Another approach to getting graphics out of your document is to save the document in HTML format. When you do, Word extracts the graphic images and stores them in their own JPG files. Use these steps:

  1. Create a folder that will contain the HTML document.
  2. In Word, open the document containing the images.
  3. Choose Save As Web Page from the File menu. Word displays the Save As dialog box. (See Figure 1.)
  4. Figure 1. The Save As dialog box, ready to save a Web page.

  5. Use the controls in the dialog box to select the folder you created in step 1.
  6. In the File Name field, specify a name for the file.
  7. Click on Save.
  8. Close the document.

At this point, the folder contains the HTML document and it also contains a new folder that contains all the images that were in the document. These are regular JPG files; you can open them with any graphics program. There is a drawback to using this approach, however: If you only wanted to save one of the graphics from the document, you will find that all of them have been saved in individual files, and you will need to search through them to find the one you want.
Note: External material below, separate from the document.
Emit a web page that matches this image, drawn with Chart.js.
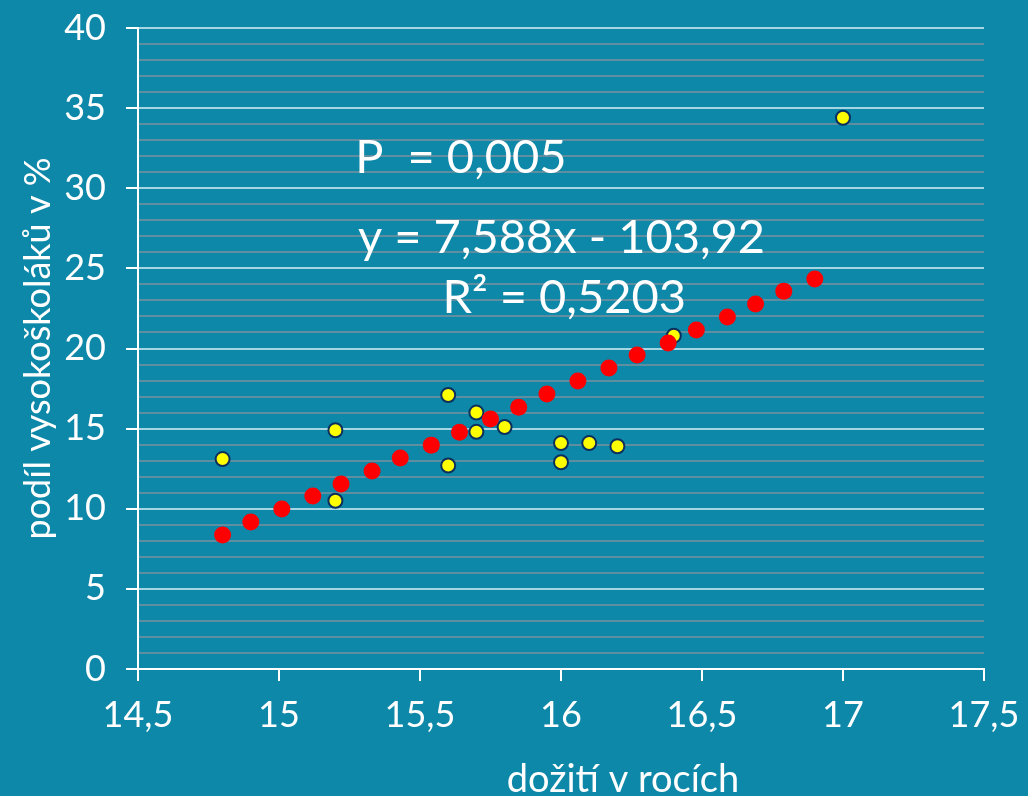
<!DOCTYPE html>
<html>
<head>
<meta charset="utf-8">
<script src="https://cdn.jsdelivr.net/npm/chart.js@4.4.1/dist/chart.umd.min.js"></script>
<style>
  html, body { margin: 0; padding: 0; background: #0E88A8; }
  #wrap { width: 1028px; height: 796px; }
</style>
</head>
<body>
<div id="wrap"><canvas id="chart"></canvas></div>
<script>
// observed districts (yellow)
const obsX = [14.8, 15.2, 15.2, 15.6, 15.6, 15.7, 15.7, 15.8, 16.0, 16.0, 16.1, 16.2, 16.4, 17.0];
const obsY = [13.1, 14.9, 10.5, 17.1, 12.7, 16.0, 14.8, 15.1, 14.1, 12.9, 14.1, 13.9, 20.8, 34.4];

// regression points (red)
const fitX = [14.80, 14.90, 15.01, 15.12, 15.22, 15.33, 15.43, 15.54, 15.64, 15.75, 15.85,
              15.95, 16.06, 16.17, 16.27, 16.38, 16.48, 16.59, 16.69, 16.79, 16.90];
const fitY = [8.36, 9.17, 9.98, 10.79, 11.54, 12.35, 13.16, 13.97, 14.78, 15.60, 16.34,
              17.16, 17.97, 18.78, 19.59, 20.34, 21.15, 21.96, 22.77, 23.58, 24.33];

const xTitle = "dožití v rocích";
const yTitle = "podíl vysokoškoláků v %";
const notes = ["P  = 0,005", "y = 7,588x - 103,92", "R² = 0,5203"];

const FONT = "Lato, 'DejaVu Sans', sans-serif";
const majorGrid = "#A6D6E4";
const minorGrid = "#5E8EA0";

function toPoints(xs, ys) {
  return xs.map((x, i) => ({ x: x, y: ys[i] }));
}

// texts that Excel put inside the plot, plus the off-centre x title
const textPlugin = {
  id: "texts",
  afterDraw(chart) {
    const ctx = chart.ctx;
    const xs = chart.scales.x, ys = chart.scales.y;
    ctx.save();
    ctx.fillStyle = "#fff";
    ctx.textBaseline = "alphabetic";
    ctx.textAlign = "left";
    ctx.font = "47px " + FONT;
    ctx.fillText(notes[0], xs.getPixelForValue(15.27), ys.getPixelForValue(30.95));
    ctx.fillText(notes[1], xs.getPixelForValue(15.28), ys.getPixelForValue(25.95));
    ctx.fillText(notes[2], xs.getPixelForValue(15.58), ys.getPixelForValue(22.2));
    ctx.font = "38px " + FONT;
    ctx.textAlign = "center";
    ctx.fillText(xTitle, 623, 792);
    ctx.restore();
  }
};

const chart = new Chart(document.getElementById("chart"), {
  type: "scatter",
  data: {
    datasets: [
      {
        label: "fit",
        data: toPoints(fitX, fitY),
        backgroundColor: "#FF0000",
        borderWidth: 0,
        pointRadius: 8.5,
        order: 0
      },
      {
        label: "data",
        data: toPoints(obsX, obsY),
        backgroundColor: "#FFFF00",
        borderColor: "#0D2F5E",
        borderWidth: 2,
        pointRadius: 7,
        order: 1
      }
    ]
  },
  plugins: [textPlugin],
  options: {
    responsive: true,
    maintainAspectRatio: false,
    animation: false,
    layout: { padding: { left: 0, right: 44, top: 28, bottom: 0 } },
    plugins: {
      legend: { display: false },
      tooltip: { enabled: false }
    },
    scales: {
      x: {
        type: "linear",
        min: 14.5,
        max: 17.5,
        afterFit(s) { s.height = 127; s.paddingLeft = 0; s.paddingRight = 0; },
        ticks: {
          stepSize: 0.5,
          color: "#fff",
          font: { family: FONT, size: 36 },
          padding: 13,
          maxRotation: 0,
          callback: (v) => String(v).replace(".", ",")
        },
        grid: { drawOnChartArea: false, drawTicks: true, tickLength: 12, color: "#fff", lineWidth: 2 },
        border: { color: "#fff", width: 2 }
      },
      y: {
        min: 0,
        max: 40,
        afterFit(s) { s.width = 138; s.paddingTop = 0; s.paddingBottom = 0; },
        ticks: {
          stepSize: 1,
          autoSkip: false,
          color: "#fff",
          font: { family: FONT, size: 36 },
          padding: 20,
          callback: (v) => (v % 5 === 0 ? v : "")
        },
        grid: {
          lineWidth: 2,
          tickLength: 12,
          color: (c) => (c.tick && c.tick.value % 5 === 0 ? majorGrid : minorGrid),
          tickColor: (c) => (c.tick && c.tick.value % 5 === 0 ? "#fff" : "rgba(0,0,0,0)")
        },
        border: { color: "#fff", width: 2 },
        title: {
          display: true,
          text: yTitle,
          color: "#fff",
          font: { family: FONT, size: 36 },
          padding: { top: 17, bottom: 0 }
        }
      }
    }
  }
});
</script>
</body>
</html>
WordTips is your source for cost-effective Microsoft Word training. (Microsoft Word is the most popular word processing software in the world.) This tip (1861) applies to Microsoft Word 97, 2000, 2002, and 2003. You can find a version of this tip for the ribbon interface of Word (Word 2007 and later) here: Getting Pictures Out of Word.

Author Bio

Allen Wyatt

With more than 50 non-fiction books and numerous magazine articles to his credit, Allen Wyatt is an internationally recognized author. He  is president of Sharon Parq Associates, a computer and publishing services company. ...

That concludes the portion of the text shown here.